··· SUPPLIED DATA
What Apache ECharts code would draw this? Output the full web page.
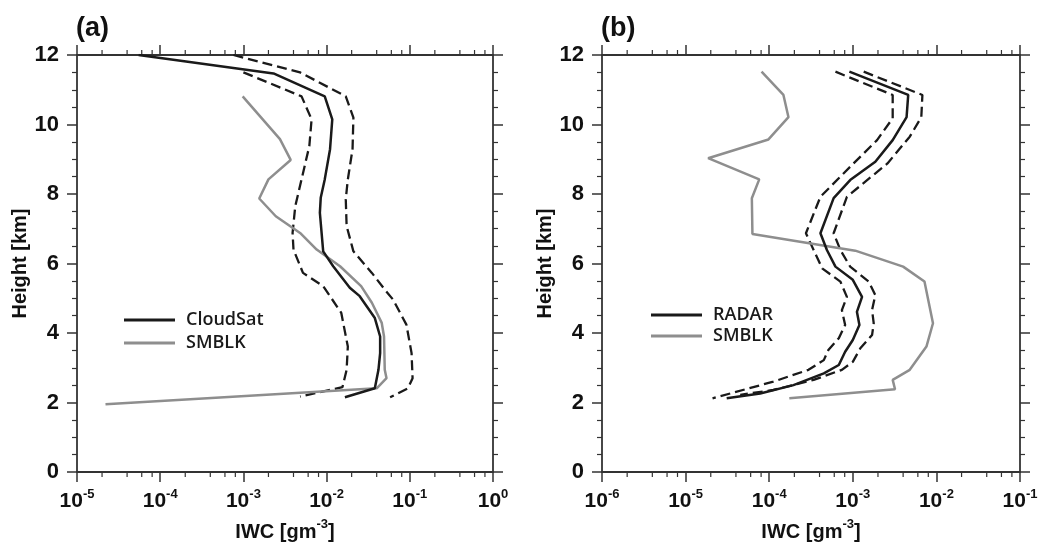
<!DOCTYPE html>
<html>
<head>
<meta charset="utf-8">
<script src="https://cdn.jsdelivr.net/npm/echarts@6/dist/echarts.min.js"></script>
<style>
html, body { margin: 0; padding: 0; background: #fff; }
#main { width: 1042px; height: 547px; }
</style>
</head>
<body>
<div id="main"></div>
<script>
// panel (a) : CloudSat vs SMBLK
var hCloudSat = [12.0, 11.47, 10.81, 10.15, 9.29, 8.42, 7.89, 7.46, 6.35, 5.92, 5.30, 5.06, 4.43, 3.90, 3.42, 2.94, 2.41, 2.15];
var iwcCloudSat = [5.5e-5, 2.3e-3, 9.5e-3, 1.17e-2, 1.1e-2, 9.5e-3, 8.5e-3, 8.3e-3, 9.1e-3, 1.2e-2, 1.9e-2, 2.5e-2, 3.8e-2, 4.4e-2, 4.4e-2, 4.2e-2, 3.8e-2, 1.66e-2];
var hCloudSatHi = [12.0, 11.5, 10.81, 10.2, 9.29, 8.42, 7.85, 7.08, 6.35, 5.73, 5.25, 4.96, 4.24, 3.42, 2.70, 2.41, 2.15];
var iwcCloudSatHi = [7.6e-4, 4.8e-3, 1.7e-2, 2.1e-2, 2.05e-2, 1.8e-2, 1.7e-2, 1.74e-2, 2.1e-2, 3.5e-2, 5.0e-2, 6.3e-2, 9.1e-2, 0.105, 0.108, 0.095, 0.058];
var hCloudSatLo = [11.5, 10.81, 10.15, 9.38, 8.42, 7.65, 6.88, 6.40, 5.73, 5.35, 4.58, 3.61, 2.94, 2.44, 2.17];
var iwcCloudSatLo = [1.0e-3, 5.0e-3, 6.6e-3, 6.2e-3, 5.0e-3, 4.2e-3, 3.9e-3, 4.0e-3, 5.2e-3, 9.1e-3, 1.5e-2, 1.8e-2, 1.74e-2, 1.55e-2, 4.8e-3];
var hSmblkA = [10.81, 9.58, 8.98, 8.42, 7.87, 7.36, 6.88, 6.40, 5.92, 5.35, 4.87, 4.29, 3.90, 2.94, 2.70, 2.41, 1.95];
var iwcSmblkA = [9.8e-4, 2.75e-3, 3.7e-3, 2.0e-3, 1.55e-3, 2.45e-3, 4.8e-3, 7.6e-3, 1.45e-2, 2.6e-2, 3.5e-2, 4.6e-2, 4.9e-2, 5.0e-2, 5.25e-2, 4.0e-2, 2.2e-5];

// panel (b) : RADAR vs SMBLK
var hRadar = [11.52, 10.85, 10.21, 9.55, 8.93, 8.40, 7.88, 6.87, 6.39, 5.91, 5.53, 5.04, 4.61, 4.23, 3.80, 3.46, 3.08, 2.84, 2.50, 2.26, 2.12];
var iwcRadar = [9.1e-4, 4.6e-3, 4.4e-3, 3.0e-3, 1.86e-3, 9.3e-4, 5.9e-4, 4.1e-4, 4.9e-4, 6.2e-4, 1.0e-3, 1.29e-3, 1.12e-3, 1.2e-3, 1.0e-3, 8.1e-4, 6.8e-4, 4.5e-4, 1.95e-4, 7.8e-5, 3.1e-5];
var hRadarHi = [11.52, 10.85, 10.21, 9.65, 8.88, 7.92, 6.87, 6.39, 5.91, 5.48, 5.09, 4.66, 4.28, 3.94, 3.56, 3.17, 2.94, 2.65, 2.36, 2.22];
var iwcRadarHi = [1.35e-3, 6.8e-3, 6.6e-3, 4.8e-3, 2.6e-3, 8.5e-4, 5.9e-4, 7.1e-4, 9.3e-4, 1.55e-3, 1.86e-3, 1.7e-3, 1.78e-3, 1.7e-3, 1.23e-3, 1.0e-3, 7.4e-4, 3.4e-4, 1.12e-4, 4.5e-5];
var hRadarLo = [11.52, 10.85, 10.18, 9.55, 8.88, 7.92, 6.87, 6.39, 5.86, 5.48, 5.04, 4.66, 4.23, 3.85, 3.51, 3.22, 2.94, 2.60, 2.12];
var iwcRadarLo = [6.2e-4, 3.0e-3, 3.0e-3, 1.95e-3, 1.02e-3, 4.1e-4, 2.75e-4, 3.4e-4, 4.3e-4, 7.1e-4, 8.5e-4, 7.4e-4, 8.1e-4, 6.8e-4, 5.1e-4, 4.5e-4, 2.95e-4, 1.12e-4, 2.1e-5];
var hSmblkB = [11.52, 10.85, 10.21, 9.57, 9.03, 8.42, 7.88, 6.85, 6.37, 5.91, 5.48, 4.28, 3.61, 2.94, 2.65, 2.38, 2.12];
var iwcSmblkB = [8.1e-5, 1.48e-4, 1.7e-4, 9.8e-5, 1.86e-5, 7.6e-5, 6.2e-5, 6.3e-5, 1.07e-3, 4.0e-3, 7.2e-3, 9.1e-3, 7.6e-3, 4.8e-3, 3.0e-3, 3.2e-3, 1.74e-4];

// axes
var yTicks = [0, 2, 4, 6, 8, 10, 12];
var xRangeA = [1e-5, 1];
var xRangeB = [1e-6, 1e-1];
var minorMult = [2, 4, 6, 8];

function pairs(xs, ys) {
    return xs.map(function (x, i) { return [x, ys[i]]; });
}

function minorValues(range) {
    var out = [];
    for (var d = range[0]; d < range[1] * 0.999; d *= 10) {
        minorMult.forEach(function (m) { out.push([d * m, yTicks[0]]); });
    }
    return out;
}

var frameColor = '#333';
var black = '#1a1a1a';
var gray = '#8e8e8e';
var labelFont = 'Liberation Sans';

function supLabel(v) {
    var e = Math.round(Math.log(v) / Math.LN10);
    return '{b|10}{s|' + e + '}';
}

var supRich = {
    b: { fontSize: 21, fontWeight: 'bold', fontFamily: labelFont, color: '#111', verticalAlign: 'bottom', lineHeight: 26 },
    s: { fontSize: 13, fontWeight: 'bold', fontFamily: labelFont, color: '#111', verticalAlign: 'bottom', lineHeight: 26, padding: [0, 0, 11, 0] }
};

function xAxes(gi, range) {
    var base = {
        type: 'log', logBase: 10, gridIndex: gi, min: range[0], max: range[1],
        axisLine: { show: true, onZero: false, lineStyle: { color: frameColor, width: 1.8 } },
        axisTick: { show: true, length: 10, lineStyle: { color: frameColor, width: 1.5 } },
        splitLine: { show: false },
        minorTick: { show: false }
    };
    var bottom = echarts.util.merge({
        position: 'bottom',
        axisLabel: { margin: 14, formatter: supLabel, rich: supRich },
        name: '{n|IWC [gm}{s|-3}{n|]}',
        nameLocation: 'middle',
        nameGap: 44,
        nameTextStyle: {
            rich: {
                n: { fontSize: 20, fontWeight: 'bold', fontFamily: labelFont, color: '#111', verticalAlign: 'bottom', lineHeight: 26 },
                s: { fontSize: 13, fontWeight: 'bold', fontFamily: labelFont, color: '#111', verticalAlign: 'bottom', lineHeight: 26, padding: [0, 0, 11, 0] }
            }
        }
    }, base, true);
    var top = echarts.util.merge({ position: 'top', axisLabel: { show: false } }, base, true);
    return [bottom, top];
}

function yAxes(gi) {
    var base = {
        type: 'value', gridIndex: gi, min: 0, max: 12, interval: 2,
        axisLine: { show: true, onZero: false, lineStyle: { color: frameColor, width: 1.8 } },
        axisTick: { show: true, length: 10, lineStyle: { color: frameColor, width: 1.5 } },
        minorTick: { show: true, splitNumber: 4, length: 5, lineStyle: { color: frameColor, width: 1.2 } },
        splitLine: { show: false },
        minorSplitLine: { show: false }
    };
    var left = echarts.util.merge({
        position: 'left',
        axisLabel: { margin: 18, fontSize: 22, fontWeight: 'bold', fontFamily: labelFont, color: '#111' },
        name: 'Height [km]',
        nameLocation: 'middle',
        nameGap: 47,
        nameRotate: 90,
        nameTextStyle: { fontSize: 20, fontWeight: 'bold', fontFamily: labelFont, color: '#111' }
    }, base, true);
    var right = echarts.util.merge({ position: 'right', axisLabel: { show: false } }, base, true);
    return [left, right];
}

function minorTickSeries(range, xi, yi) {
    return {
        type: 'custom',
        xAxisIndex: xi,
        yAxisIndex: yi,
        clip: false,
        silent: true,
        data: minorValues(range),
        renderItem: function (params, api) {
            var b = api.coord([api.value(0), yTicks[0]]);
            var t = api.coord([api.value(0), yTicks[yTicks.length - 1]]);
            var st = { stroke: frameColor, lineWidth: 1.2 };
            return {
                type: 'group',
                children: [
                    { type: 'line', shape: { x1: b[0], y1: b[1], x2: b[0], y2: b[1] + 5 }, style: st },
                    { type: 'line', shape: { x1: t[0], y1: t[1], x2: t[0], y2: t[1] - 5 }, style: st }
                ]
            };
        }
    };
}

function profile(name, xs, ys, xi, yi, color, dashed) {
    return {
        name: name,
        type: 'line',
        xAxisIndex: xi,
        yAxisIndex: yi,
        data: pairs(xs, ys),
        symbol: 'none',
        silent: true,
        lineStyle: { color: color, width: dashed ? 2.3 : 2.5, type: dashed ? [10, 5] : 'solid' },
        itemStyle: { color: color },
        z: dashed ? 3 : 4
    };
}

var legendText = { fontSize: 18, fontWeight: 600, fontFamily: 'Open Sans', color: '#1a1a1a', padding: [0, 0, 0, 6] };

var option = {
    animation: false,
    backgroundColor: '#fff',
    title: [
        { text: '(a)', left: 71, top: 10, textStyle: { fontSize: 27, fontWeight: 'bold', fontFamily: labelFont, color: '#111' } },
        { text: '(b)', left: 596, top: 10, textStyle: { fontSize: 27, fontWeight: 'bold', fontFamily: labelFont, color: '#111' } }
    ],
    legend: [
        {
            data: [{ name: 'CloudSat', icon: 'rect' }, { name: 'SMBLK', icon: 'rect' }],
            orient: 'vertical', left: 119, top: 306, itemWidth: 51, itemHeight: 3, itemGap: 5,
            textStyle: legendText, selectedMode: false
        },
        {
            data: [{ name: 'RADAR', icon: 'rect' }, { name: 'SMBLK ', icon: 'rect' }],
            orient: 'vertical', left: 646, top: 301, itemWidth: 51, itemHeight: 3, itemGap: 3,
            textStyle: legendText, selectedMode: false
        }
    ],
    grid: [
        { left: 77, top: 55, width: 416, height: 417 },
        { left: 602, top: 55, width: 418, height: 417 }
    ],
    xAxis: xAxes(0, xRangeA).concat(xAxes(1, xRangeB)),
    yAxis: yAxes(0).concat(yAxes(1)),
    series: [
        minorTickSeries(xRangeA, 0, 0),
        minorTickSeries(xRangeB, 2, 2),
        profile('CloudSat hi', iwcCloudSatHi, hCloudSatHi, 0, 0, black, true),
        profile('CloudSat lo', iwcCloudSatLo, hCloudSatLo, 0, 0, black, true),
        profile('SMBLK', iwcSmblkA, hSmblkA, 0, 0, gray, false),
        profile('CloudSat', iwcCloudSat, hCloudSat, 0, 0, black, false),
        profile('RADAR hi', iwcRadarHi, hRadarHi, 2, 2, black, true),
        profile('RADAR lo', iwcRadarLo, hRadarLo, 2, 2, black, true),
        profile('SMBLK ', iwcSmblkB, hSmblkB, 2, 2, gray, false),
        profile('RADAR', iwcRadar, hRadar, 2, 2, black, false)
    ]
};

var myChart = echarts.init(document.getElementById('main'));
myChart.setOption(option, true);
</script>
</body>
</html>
······
— EXERCISE BRIEF —
Quote, please, every line of the material above from its start through the line that has "5.25e-2, 4.0e-2, 2.2e-5];", reproducing the words exactly and dropping any images.

— EXERCISE SOLUTION —
What Apache ECharts code would draw this? Output the full web page.
<!DOCTYPE html>
<html>
<head>
<meta charset="utf-8">
<script src="https://cdn.jsdelivr.net/npm/echarts@6/dist/echarts.min.js"></script>
<style>
html, body { margin: 0; padding: 0; background: #fff; }
#main { width: 1042px; height: 547px; }
</style>
</head>
<body>
<div id="main"></div>
<script>
// panel (a) : CloudSat vs SMBLK
var hCloudSat = [12.0, 11.47, 10.81, 10.15, 9.29, 8.42, 7.89, 7.46, 6.35, 5.92, 5.30, 5.06, 4.43, 3.90, 3.42, 2.94, 2.41, 2.15];
var iwcCloudSat = [5.5e-5, 2.3e-3, 9.5e-3, 1.17e-2, 1.1e-2, 9.5e-3, 8.5e-3, 8.3e-3, 9.1e-3, 1.2e-2, 1.9e-2, 2.5e-2, 3.8e-2, 4.4e-2, 4.4e-2, 4.2e-2, 3.8e-2, 1.66e-2];
var hCloudSatHi = [12.0, 11.5, 10.81, 10.2, 9.29, 8.42, 7.85, 7.08, 6.35, 5.73, 5.25, 4.96, 4.24, 3.42, 2.70, 2.41, 2.15];
var iwcCloudSatHi = [7.6e-4, 4.8e-3, 1.7e-2, 2.1e-2, 2.05e-2, 1.8e-2, 1.7e-2, 1.74e-2, 2.1e-2, 3.5e-2, 5.0e-2, 6.3e-2, 9.1e-2, 0.105, 0.108, 0.095, 0.058];
var hCloudSatLo = [11.5, 10.81, 10.15, 9.38, 8.42, 7.65, 6.88, 6.40, 5.73, 5.35, 4.58, 3.61, 2.94, 2.44, 2.17];
var iwcCloudSatLo = [1.0e-3, 5.0e-3, 6.6e-3, 6.2e-3, 5.0e-3, 4.2e-3, 3.9e-3, 4.0e-3, 5.2e-3, 9.1e-3, 1.5e-2, 1.8e-2, 1.74e-2, 1.55e-2, 4.8e-3];
var hSmblkA = [10.81, 9.58, 8.98, 8.42, 7.87, 7.36, 6.88, 6.40, 5.92, 5.35, 4.87, 4.29, 3.90, 2.94, 2.70, 2.41, 1.95];
var iwcSmblkA = [9.8e-4, 2.75e-3, 3.7e-3, 2.0e-3, 1.55e-3, 2.45e-3, 4.8e-3, 7.6e-3, 1.45e-2, 2.6e-2, 3.5e-2, 4.6e-2, 4.9e-2, 5.0e-2, 5.25e-2, 4.0e-2, 2.2e-5];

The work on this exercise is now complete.